‘Orbanizzazione’ del Ppe o normalizzazione dei leader populisti? Isolamento dei sovranisti e riconquista dell’area centrale, o apertura ai movimenti e ai partiti della destra più estrema che da mesi avanzano in quasi tutte le tornate elettorali nazionali? È il dilemma in cui si agita la destra moderata europea, che vivrà domani a Strasburgo un test importante in vista delle elezioni di maggio dell’anno prossimo: l’aula dell’Europarlamento dibatterà e voterà dell’applicazione dell’articolo 7 dei Trattati nei confronti dell’Ungheria di Viktor Orban, per avere violato i valori fondamentali dell’Unione.

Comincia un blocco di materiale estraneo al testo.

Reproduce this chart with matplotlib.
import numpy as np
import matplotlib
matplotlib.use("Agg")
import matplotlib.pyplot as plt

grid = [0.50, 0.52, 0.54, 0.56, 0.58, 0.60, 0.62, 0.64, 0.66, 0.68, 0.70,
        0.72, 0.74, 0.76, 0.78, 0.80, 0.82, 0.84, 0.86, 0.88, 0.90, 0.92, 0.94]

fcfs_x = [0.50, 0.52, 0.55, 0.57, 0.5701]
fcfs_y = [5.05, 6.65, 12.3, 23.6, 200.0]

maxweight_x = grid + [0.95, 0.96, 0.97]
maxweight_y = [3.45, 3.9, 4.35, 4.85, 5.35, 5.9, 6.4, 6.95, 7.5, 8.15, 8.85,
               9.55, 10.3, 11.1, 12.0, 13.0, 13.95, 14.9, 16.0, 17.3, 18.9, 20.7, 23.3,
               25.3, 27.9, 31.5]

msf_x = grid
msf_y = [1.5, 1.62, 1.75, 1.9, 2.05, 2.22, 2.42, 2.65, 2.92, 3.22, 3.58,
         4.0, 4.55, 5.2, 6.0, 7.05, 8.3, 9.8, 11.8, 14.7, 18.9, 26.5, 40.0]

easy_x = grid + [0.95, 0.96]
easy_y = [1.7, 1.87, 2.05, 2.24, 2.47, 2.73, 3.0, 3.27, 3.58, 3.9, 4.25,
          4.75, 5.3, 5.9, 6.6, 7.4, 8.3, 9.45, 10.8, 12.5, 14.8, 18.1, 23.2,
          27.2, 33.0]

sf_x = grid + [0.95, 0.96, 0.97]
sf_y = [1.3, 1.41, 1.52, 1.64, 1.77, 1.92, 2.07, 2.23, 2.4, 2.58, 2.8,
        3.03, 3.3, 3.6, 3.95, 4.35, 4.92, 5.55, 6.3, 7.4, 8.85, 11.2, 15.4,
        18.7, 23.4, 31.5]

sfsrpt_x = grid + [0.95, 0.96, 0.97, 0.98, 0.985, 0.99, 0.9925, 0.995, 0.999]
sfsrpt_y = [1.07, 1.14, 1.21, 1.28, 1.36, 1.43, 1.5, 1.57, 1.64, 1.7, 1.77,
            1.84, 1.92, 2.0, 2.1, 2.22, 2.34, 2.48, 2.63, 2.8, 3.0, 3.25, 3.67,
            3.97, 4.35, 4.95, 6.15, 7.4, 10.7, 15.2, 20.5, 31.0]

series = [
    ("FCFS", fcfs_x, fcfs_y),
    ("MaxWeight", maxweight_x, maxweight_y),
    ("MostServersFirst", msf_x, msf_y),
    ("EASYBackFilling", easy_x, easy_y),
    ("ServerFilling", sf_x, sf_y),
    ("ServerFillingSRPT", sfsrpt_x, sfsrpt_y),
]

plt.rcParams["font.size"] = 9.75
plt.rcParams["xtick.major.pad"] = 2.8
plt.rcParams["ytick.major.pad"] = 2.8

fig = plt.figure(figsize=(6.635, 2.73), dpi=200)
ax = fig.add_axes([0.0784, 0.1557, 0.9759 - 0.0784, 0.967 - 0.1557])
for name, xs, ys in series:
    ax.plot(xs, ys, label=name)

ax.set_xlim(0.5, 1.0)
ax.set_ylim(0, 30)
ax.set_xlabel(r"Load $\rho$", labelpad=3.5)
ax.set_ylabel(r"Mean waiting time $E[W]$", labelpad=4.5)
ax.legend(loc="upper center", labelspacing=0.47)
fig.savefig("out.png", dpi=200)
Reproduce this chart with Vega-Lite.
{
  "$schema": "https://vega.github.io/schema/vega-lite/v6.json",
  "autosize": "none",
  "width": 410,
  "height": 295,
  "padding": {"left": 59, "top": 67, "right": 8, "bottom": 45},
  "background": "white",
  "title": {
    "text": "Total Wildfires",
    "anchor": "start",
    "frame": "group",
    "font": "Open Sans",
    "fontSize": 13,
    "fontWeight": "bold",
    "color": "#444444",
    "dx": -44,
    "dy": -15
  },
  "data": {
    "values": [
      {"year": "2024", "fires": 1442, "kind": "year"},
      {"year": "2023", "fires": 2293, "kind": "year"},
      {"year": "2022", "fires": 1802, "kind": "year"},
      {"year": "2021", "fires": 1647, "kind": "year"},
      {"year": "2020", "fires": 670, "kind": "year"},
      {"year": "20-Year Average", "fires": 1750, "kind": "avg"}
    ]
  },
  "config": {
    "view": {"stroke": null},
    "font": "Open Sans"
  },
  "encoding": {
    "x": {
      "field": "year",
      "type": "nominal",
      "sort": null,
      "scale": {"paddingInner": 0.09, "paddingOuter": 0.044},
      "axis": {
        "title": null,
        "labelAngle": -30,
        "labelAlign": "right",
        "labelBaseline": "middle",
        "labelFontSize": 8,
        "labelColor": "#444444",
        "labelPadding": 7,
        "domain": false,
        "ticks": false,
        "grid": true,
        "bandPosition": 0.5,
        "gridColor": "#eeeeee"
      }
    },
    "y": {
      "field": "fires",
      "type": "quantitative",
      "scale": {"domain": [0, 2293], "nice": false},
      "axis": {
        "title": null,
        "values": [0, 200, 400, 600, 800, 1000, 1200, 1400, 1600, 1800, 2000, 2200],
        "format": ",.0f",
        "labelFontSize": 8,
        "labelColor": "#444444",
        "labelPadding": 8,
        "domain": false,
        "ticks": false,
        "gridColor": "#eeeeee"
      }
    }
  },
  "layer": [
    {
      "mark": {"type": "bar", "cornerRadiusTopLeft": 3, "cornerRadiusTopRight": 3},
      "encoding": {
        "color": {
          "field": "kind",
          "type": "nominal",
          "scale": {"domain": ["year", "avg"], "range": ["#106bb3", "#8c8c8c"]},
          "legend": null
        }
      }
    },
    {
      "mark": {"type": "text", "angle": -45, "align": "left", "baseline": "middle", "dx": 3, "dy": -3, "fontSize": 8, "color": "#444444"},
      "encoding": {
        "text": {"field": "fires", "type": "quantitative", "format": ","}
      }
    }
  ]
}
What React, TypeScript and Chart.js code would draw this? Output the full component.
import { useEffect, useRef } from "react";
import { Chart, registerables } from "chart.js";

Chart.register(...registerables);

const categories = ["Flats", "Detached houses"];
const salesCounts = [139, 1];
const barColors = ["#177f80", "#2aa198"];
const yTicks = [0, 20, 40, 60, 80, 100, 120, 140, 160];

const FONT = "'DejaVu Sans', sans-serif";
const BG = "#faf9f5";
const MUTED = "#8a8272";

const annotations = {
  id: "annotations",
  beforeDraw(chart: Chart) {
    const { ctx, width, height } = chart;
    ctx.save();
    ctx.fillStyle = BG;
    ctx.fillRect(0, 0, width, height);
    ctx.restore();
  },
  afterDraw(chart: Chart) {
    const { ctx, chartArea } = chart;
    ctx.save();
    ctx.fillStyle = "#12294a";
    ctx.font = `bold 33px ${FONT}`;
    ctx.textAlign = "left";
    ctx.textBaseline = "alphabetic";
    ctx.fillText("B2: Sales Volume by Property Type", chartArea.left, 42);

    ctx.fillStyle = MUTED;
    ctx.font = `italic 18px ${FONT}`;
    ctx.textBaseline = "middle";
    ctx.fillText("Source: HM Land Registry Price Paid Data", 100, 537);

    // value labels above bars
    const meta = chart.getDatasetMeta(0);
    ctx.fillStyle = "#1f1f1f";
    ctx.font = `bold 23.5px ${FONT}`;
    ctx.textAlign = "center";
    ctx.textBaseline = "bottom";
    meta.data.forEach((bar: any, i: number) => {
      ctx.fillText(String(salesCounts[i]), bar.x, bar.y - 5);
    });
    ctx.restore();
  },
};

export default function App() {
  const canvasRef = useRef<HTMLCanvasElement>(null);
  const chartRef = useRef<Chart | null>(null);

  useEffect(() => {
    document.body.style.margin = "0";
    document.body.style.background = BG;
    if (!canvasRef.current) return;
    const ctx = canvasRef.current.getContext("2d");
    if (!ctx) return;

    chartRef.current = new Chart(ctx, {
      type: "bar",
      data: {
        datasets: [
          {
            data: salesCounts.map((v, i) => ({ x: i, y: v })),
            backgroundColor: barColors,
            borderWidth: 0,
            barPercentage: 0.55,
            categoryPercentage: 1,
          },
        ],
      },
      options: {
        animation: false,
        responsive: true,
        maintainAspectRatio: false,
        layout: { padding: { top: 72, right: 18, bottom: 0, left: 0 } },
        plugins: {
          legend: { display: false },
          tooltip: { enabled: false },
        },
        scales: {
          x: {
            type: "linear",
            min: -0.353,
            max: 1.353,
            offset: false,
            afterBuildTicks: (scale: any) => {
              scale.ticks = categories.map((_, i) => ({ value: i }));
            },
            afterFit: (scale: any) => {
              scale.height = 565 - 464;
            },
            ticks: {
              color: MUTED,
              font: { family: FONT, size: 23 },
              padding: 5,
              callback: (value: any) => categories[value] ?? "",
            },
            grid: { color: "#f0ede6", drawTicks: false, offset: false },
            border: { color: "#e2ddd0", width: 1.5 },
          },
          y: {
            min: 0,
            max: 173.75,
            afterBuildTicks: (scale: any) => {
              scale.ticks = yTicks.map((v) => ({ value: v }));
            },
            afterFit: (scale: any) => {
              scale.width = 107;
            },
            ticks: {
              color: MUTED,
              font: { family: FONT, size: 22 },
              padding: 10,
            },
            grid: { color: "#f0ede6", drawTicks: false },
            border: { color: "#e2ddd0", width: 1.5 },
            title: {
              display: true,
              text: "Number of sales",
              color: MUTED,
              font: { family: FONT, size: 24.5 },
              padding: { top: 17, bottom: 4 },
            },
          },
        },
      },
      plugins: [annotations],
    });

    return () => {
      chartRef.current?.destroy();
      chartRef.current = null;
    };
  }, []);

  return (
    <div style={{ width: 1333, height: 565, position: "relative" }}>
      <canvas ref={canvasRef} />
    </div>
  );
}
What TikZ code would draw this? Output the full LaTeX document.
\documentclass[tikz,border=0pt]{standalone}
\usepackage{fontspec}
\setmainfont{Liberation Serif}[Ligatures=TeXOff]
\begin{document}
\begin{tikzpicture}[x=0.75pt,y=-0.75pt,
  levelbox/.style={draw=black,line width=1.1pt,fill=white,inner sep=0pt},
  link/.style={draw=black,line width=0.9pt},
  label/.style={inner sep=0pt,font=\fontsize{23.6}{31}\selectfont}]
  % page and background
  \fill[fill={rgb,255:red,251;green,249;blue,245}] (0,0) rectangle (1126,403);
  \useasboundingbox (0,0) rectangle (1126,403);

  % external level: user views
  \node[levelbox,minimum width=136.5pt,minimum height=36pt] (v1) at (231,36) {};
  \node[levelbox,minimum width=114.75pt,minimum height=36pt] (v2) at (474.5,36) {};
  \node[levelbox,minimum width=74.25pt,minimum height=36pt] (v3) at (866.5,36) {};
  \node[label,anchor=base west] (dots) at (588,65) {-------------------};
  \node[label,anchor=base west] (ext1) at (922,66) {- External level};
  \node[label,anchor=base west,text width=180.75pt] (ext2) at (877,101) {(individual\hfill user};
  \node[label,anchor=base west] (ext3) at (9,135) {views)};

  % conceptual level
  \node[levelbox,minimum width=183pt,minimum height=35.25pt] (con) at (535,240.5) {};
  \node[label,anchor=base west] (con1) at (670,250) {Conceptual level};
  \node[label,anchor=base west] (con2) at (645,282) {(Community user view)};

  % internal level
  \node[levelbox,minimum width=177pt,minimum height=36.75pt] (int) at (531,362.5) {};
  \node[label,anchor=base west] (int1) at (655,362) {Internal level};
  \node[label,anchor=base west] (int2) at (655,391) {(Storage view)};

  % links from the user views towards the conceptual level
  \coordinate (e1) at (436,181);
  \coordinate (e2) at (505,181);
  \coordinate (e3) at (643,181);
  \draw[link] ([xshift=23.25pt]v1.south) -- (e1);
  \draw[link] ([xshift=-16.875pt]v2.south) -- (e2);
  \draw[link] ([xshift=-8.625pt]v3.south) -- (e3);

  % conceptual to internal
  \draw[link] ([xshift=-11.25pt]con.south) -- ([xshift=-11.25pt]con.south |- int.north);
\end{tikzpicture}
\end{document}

Tutti insieme, appassionatamente
Il governo di Budapest parla di ‘caccia alle streghe’, definisce il documento messo a punto dalla relatrice dei Verdi, Judith Sargentini, un ‘attacco politico pieno di bugie’ e lo stesso Orban sarà domani in aula a difendere le sue posizioni. Dall’esito del voto si capirà quale direzione prenderà la ‘Balena bianca’, il grande corpaccione popolare, nel mare agitato che porta alle elezioni europee di primavera.
La settimana scorsa il capogruppo del Ppe all’Europarlamento, Manfred Weber, ad oggi unico (auto) candidato popolare alla presidenza della Commissione, intervistato dalla Stampa, ha lasciato chiaramente capire che il Ppe non intende fare a meno non solo di Orban, ma anche di Salvini. Con il leader ungherese e con il capo della Lega, ha detto Weber, “ci si deve sedere attorno a un tavolo. Con i sovranisti serve un compromesso, bisogna dialogare”.
Pilato abita a Berlino
Ma il gruppo non è compatto e già in Commissione diversi eurodeputati del nord Europa si sono detti a favore dell’applicazione dell’articolo 7. Secondo quanto si è appreso da ambienti del Ppe, l’indicazione per domani è quella di lasciare libertà di coscienza ai deputati. Weber, riferiscono fonti popolari, aspetterà di ascoltare l’intervento di Orban cui lo stesso capogruppo ha chiesto qualche apertura, soprattutto sulla questione Ong, proprio per rendere più facile un ricompattamento delle truppe. Il Ppe non può essere lo scudo per violare le regole, ha detto Weber.
Una frattura che potrebbe essere epocale
Se invece il leader di Fidesz dovesse andare allo scontro tenendo alti i toni, allora la questione potrebbe prendere una piega diversa e portare a una spaccatura del gruppo. Una parte dei popolari voterebbe per l’attivazione dell’articolo 7 assieme a socialisti, liberali e Verdi. E forse già dalle prossime settimane potrebbe decidere di saltare il fosso e tornare a guardare al centro, direzione Macron.
“Kohl ci ha voluto e guai a chi ci tocca”
Il presidente francese ha incassato l’appoggio esplicito dei liberali di centro di Guy Verhofstadt che correranno assieme a En Marche alle europee in una nuova formazione il cui nome non è stato svelato ma che dovrebbe chiamarsi ‘Generazione Europa’. L’attività di scouting nel campo della destra moderata anti-sovranista è aperta. Ma Fidesz per ora non molla, fa sapere che non ha alcuna intenzione di andarsene e non nasconde l’intenzione di egemonizzare i popolari da destra: “E’ stato Helmut Khol a portarci nel Ppe e non abbiamo intenzione di lasciare”, ha detto ancora oggi il portavoce del governo di Budapest.
E il centro resta a guardare l’assalto sovranista
La mappa del ‘sovranismo’ europeo fa dormire ai moderati sonni molto agitati. In Austria gli estremisti della Fpoe, efficacemente definiti ‘i nipotini di Haider’, hanno preso il 26% alle ultime elezioni e governano con i popolari di Sebastian Kurz. I tedeschi di Alternative fuer Deutschland, da alcuni sondaggi indicati come primo partito dei Laender della ex Ddr, fanno sentire il fiato sul collo ai centristi, tanto da scatenare un braccio di ferro violentissimo tra partiti ‘fratelli’, la Cdu di Angela Merkel e la Csu di Horst Seehofer, presidente della Baviera dove si voterà a metà ottobre. Per tacere dell’Italia, dove l’opa leghista su Forza Italia sembra inarrestabile.
Cosa succederà alla ‘Balena bianca’ da qui a maggio dell’anno prossimo è troppo presto per dirlo. Ma il voto di domani inizierà a chiarire alcune cose.